Anthropic launches Claude Opus 4.5: Ai giants battle over code
New model tops benchmarks with half price and a challenge that redefines the boundaries of artificial intelligence
The war on artificial intelligence has a new battleground: autonomous programming. And this week saw a tight duel between two giants vying for technological supremacy. On the one hand Anthropic, with its Claude Opus 4.5 launched last Monday. On the other Google, which a few days earlier had introduced the Gemini 3, including the Pro model. A rivalry that is not just a matter of prestige, but is worth billions of dollars and redraws the balance of the tech sector.
Claude first for coding
When it comes to AI models, benchmarks are the ultimate yardstick. And here the battle gets interesting. According to data published by the company, Claude Opus 4.5 scored 80.9 per cent on SWE-bench Verified, one of the most frequently cited tests to assess real-world problem-solving capabilities from GitHub repositories. A result that puts it ahead of all others: OpenAI's GPT-5.1-Codex-Max stops at 77.9 per cent, its predecessor Claude Sonnet 4.5 at 77.2 per cent, and Gemini 3 Pro - its direct rival - comes in at 76.2 per cent.

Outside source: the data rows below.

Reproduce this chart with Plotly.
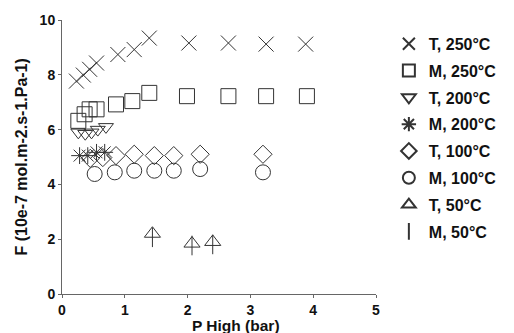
import plotly.graph_objects as go

# Permeance F (10e-7 mol.m-2.s-1.Pa-1) versus high-side pressure (bar)
t250_p = [0.23, 0.34, 0.44, 0.55, 0.89, 1.15, 1.39, 2.02, 2.65, 3.25, 3.88]
t250_f = [7.77, 7.99, 8.20, 8.43, 8.74, 8.92, 9.34, 9.16, 9.16, 9.12, 9.12]

m250_p = [0.26, 0.36, 0.44, 0.55, 0.86, 1.12, 1.39, 1.99, 2.65, 3.25, 3.90]
m250_f = [6.32, 6.56, 6.74, 6.74, 6.92, 7.04, 7.34, 7.22, 7.22, 7.22, 7.22]

t200_p = [0.26, 0.37, 0.47, 0.57, 0.70]
t200_f = [5.90, 5.85, 5.90, 6.00, 6.10]

m200_p = [0.28, 0.41, 0.55, 0.68]
m200_f = [5.05, 5.05, 5.17, 5.17]

t100_p = [0.45, 0.65, 0.86, 1.15, 1.47, 1.78, 2.20, 3.20]
t100_f = [4.95, 4.98, 5.05, 5.10, 5.05, 5.05, 5.10, 5.10]

m100_p = [0.52, 0.84, 1.15, 1.47, 1.78, 2.20, 3.20]
m100_f = [4.38, 4.44, 4.50, 4.50, 4.50, 4.56, 4.44]

t50_p = [1.44, 2.07, 2.40]
t50_f = [2.20, 1.84, 1.90]

m50_p = [1.44, 2.07, 2.40]
m50_f = [2.07, 1.77, 1.81]

series = [
    ("T, 250°C", t250_p, t250_f, "x-thin-open", 15),
    ("M, 250°C", m250_p, m250_f, "square-open", 15),
    ("T, 200°C", t200_p, t200_f, "triangle-down-open", 13),
    ("M, 200°C", m200_p, m200_f, "asterisk-open", 14),
    ("T, 100°C", t100_p, t100_f, "diamond-open", 14),
    ("M, 100°C", m100_p, m100_f, "circle-open", 15),
    ("T, 50°C", t50_p, t50_f, "triangle-up-open", 14),
    ("M, 50°C", m50_p, m50_f, "line-ns-open", 14),
]

FONT = "Liberation Sans, Arial, sans-serif"
INK = "#333333"
TEXT = "#111111"

fig = go.Figure()
for name, px, fy, sym, size in series:
    fig.add_trace(go.Scatter(
        x=px, y=fy, mode="markers", name=name, legendgroup=name,
        marker=dict(symbol=sym, size=size, color=INK,
                    line=dict(color=INK, width=1)),
    ))

axis_common = dict(
    showgrid=False, zeroline=False, showline=True, linecolor="#666666",
    linewidth=1, ticks="outside", ticklen=3, tickcolor="#666666",
    tickfont=dict(family=FONT, size=14, color=TEXT, weight="bold"),
)

fig.update_layout(
    width=514, height=333,
    margin=dict(l=62, r=135, t=18, b=39),
    paper_bgcolor="white", plot_bgcolor="white",
    xaxis=dict(range=[0, 5], tickvals=[0, 1, 2, 3, 4, 5], **axis_common),
    yaxis=dict(range=[0, 10], tickvals=[0, 2, 4, 6, 8, 10], **axis_common),
    legend=dict(
        x=1.041, xanchor="left", y=0.975, yanchor="top",
        font=dict(family=FONT, size=16, color=TEXT, weight="bold"),
        bgcolor="rgba(0,0,0,0)", tracegroupgap=3, itemsizing="constant",
    ),
    annotations=[
        dict(text="F (10e-7 mol.m-2.s-1.Pa-1)", textangle=-90,
             xref="paper", yref="paper", x=-0.132, y=0.50,
             xanchor="center", yanchor="middle", showarrow=False,
             font=dict(family=FONT, size=16, color=TEXT, weight="bold")),
        dict(text="P High (bar)",
             xref="paper", yref="paper", x=0.554, y=-0.116,
             xanchor="center", yanchor="middle", showarrow=False,
             font=dict(family=FONT, size=15.5, color=TEXT, weight="bold")),
    ],
)

fig.write_html("out.html")
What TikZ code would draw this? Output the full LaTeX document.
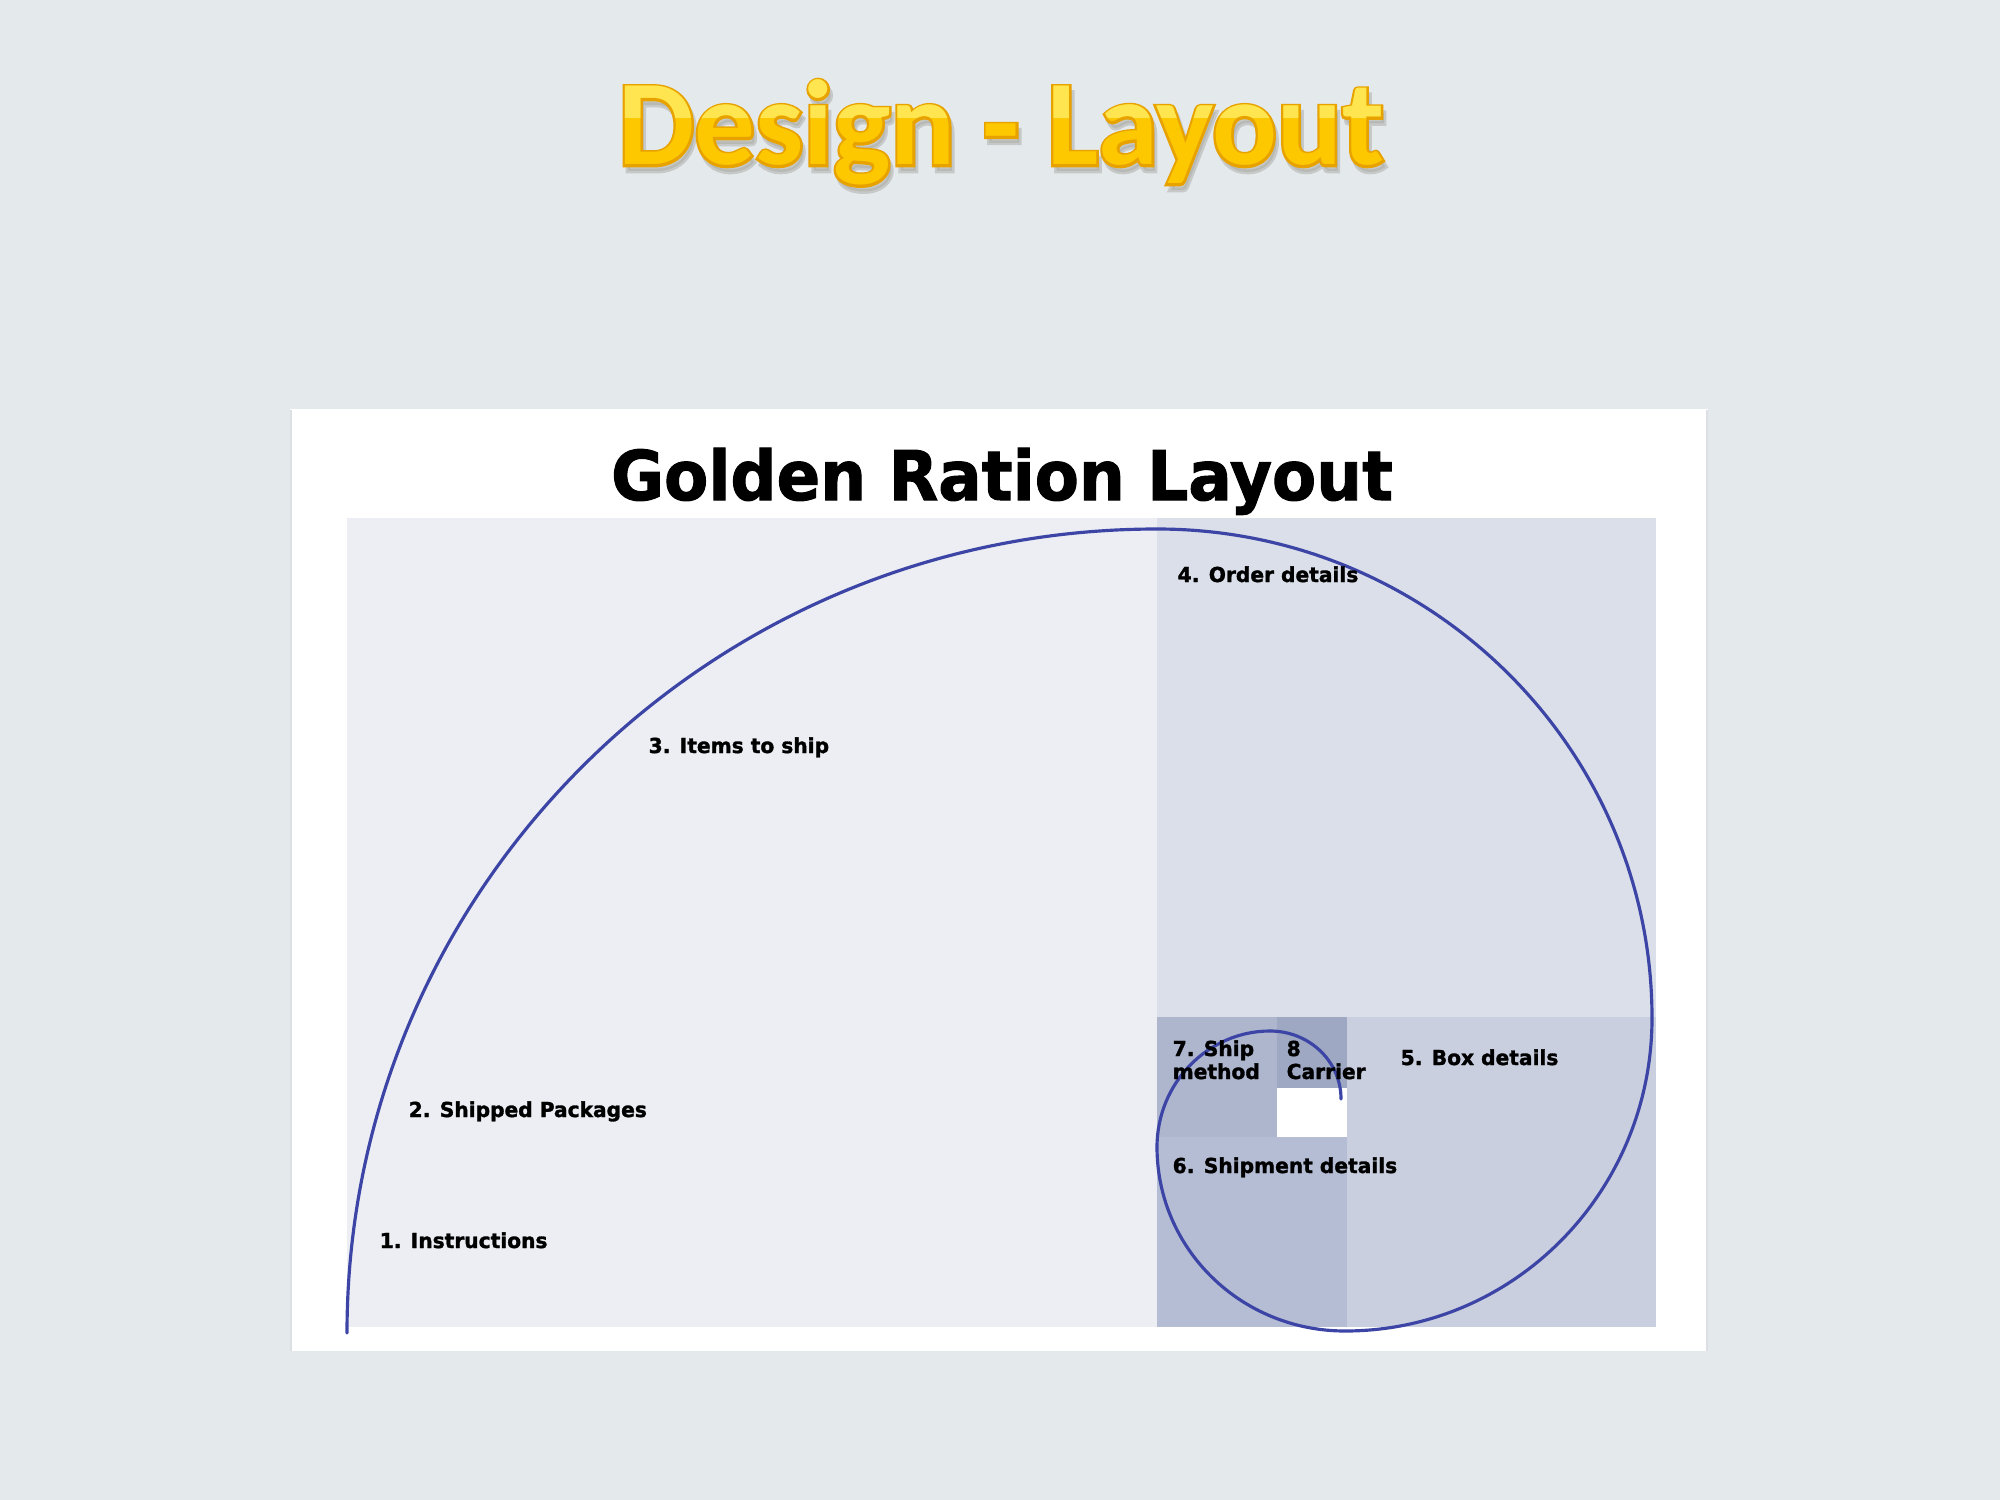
\documentclass[tikz,border=0pt]{standalone}
\usepackage{fontspec}
\setmainfont{DejaVu Sans}
\newfontfamily\headfont{Carlito}
\newfontfamily\headrimfont{Carlito}[BoldFeatures={FakeBold=4}]
\newfontfamily\boxfont{DejaVu Sans}[BoldFeatures={FakeBold=1.5}]

\definecolor{slidebg}{HTML}{E4E9EC}
\definecolor{panelrule}{HTML}{DCE0E4}
\definecolor{sqA}{HTML}{ECEEF3}
\definecolor{sqB}{HTML}{DADFE9}
\definecolor{sqC}{HTML}{C9CFDF}
\definecolor{sqD}{HTML}{B5BDD4}
\definecolor{sqE}{HTML}{AEB6CE}
\definecolor{sqF}{HTML}{9EA8C3}
\definecolor{spiral}{HTML}{3C45A6}
\definecolor{goldedge}{HTML}{E8A200}
\definecolor{goldbody}{HTML}{FDC800}
\definecolor{goldlight}{HTML}{FFE54F}
\definecolor{titleshadow}{HTML}{A9AAA4}

\tikzset{
  headline/.style={anchor=base, inner sep=0pt,
    font=\headfont\bfseries\fontsize{34.4}{40}\selectfont},
  headrim/.style={anchor=base, inner sep=0pt,
    font=\headrimfont\bfseries\fontsize{34.4}{40}\selectfont},
  boxtitle/.style={anchor=base, inner sep=0pt, xscale=0.94,
    font=\boxfont\bfseries\fontsize{19.5}{22}\selectfont},
  arealabel/.style={anchor=base west, inner sep=0pt, xscale=0.98,
    font=\boxfont\bfseries\fontsize{5.86}{6.6}\selectfont},
  spiralline/.style={draw=spiral, line width=0.9pt, line cap=round},
}

\begin{document}
\begin{tikzpicture}[x=0.01cm, y=-0.01cm]
\useasboundingbox (0,0) rectangle (2000,1500);
\fill[slidebg] (0,0) rectangle (2000,1500);

% ---- slide heading: soft shadow, orange rim, yellow body, light top ----
\node[headrim, text=titleshadow, opacity=0.5] (headshadow) at (1004,171) {Design - Layout};
\node[headrim, text=goldedge] (headrim) at (1001,165) {Design - Layout};
\node[headline, text=goldbody] (head) at (1001,165) {Design - Layout};
\begin{scope}
  \clip (500,60) rectangle (1500,118);
  \node[headline, text=goldlight] (headlight) at (1001,165) {Design - Layout};
\end{scope}

% ---- white panel ----
\fill[white] (290,409) rectangle (1708,1351);
\draw[panelrule, line width=0.6pt] (291,410) -- (291,1351);
\draw[panelrule, line width=0.6pt] (1707,410) -- (1707,1351);

\node[boxtitle] (boxtitle) at (1002,500) {Golden Ration Layout};

% ---- golden-ratio squares ----
\fill[sqA] (347,518) rectangle (1157,1327);
\fill[sqB] (1157,518) rectangle (1656,1017);
\fill[sqC] (1347,1017) rectangle (1656,1327);
\fill[sqD] (1157,1137) rectangle (1347,1327);
\fill[sqE] (1157,1017) rectangle (1277,1137);
\fill[sqF] (1277,1017) rectangle (1347,1088);
\fill[white] (1277,1088) rectangle (1347,1137);

% ---- spiral through the squares ----
\coordinate (s0) at (347,1333);
\coordinate (s1) at (1157,529);
\coordinate (s2) at (1652,1018);
\coordinate (s3) at (1345,1331);
\coordinate (s4) at (1157,1147);
\coordinate (s5) at (1270,1031);
\coordinate (s6) at (1341,1099);
\path[spiralline]
  (s0) .. controls (347,889) and (710,529) .. (s1)
       .. controls (1430,529) and (1652,748) .. (s2)
       .. controls (1652,1191) and (1515,1331) .. (s3)
       .. controls (1241,1331) and (1157,1249) .. (s4)
       .. controls (1157,1083) and (1208,1031) .. (s5)
       .. controls (1309,1031) and (1341,1061) .. (s6);

% ---- area labels ----
\node[arealabel] (l1) at (379,1248) {1. Instructions};
\node[arealabel] (l2) at (408,1117) {2. Shipped Packages};
\node[arealabel] (l3) at (648,753) {3. Items to ship};
\node[arealabel] (l4) at (1177,582) {4. Order details};
\node[arealabel] (l5) at (1400,1065) {5. Box details};
\node[arealabel] (l6) at (1172,1173) {6. Shipment details};
\node[arealabel] (l7a) at (1172,1056) {7. Ship};
\node[arealabel] (l7b) at (1172,1079) {method};
\node[arealabel] (l8a) at (1286,1056) {8};
\node[arealabel] (l8b) at (1286,1079) {Carrier};
\end{tikzpicture}
\end{document}
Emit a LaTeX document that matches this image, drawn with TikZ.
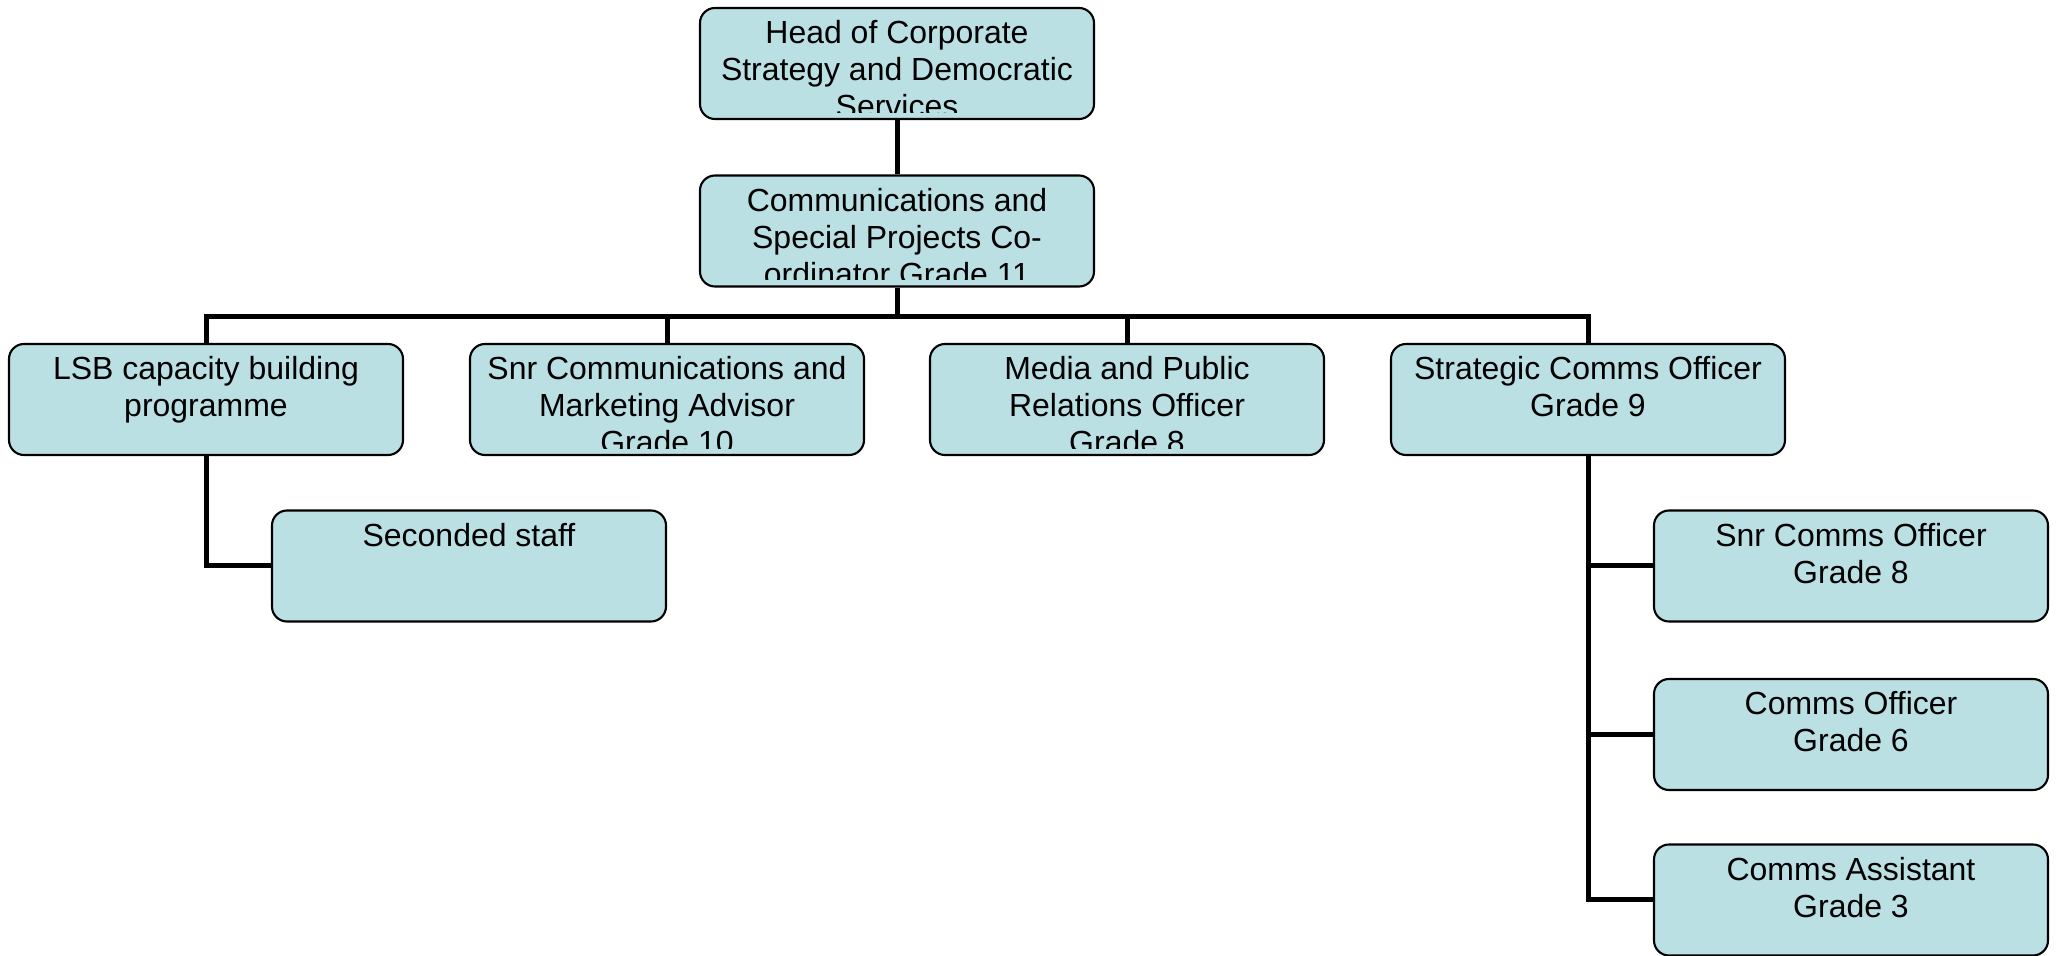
\documentclass[tikz,border=0pt]{standalone}
\usepackage{fontspec}
\setmainfont{Liberation Sans}
\usepackage{tikz}
\usetikzlibrary{positioning,calc}
\definecolor{boxblue}{RGB}{186,224,228}
\newcommand{\postfont}{\fontsize{9.1}{10.5}\selectfont}

\begin{document}
\begin{tikzpicture}[
  post/.style={rectangle, draw=black, line width=0.6pt, fill=boxblue, rounded corners=0.15cm,
    minimum width=3.94cm, minimum height=1.11cm, inner sep=0pt,
    path picture={
      \clip ([yshift=0.065cm]path picture bounding box.south west) rectangle (path picture bounding box.north east);
      \node[anchor=north, align=center, inner sep=0pt, minimum width=0pt, minimum height=0pt,
        draw=none, fill=none, font=\postfont]
        at ([yshift=-0.115cm]path picture bounding box.north) {#1};
    }},
  link/.style={line width=0.05cm}
]
\useasboundingbox (0,0) rectangle (20.6,-9.56);
\node[post={Head of Corporate\\Strategy and Democratic\\Services}] (head) at (8.97,-0.635) {};
\node[post={Communications and\\Special Projects Co-\\ordinator Grade 11}] (coord) at (8.97,-2.31) {};
\node[post={LSB capacity building\\programme}] (lsb) at (2.06,-3.995) {};
\node[post={Snr Communications and\\Marketing Advisor\\Grade 10}] (snr) at (6.67,-3.995) {};
\node[post={Media and Public\\Relations Officer\\Grade 8}] (media) at (11.27,-3.995) {};
\node[post={Strategic Comms Officer\\Grade 9}] (strat) at (15.88,-3.995) {};
\node[post={Seconded staff}] (sec) at (4.69,-5.66) {};
\node[post={Snr Comms Officer\\Grade 8}] (snrofficer) at (18.51,-5.66) {};
\node[post={Comms Officer\\Grade 6}] (officer) at (18.51,-7.345) {};
\node[post={Comms Assistant\\Grade 3}] (asst) at (18.51,-9.0) {};
\coordinate (bus) at (0,-3.17);
\draw[link] (head) -- (coord);
\draw[link] (coord.south) -- (coord.south |- bus);
\draw[link] (lsb.north) |- (strat.north |- bus) -- (strat.north);
\foreach \n in {snr,media} \draw[link] (\n.north) -- (\n.north |- bus);
\draw[link] (lsb.south) |- (sec.west);
\draw[link] (strat.south) |- (asst.west);
\foreach \n in {snrofficer,officer} \draw[link] (\n.west) -- (\n.west -| strat.south);
\end{tikzpicture}
\end{document}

These differences may seem subtle, but in the world of AI, every percentage point counts. Especially when it comes to solving real software engineering problems. SWE-bench Verified analyses 500 authentic issues from GitHub repositories, problems that human developers have actually faced and solved. The ability of a model to understand the context, navigate a complex codebase and produce a working solution is the true test of practical intelligence.
But Anthropic does not limit itself
to claim the gold medal for coding. On OSWorld, the benchmark that measures the ability to use a computer as a human would, Claude Opus 4.5 scores 66.3 per cent, confirming it as the absolute best model for 'computer use' - the ability to navigate interfaces, click buttons, fill in forms as a human would.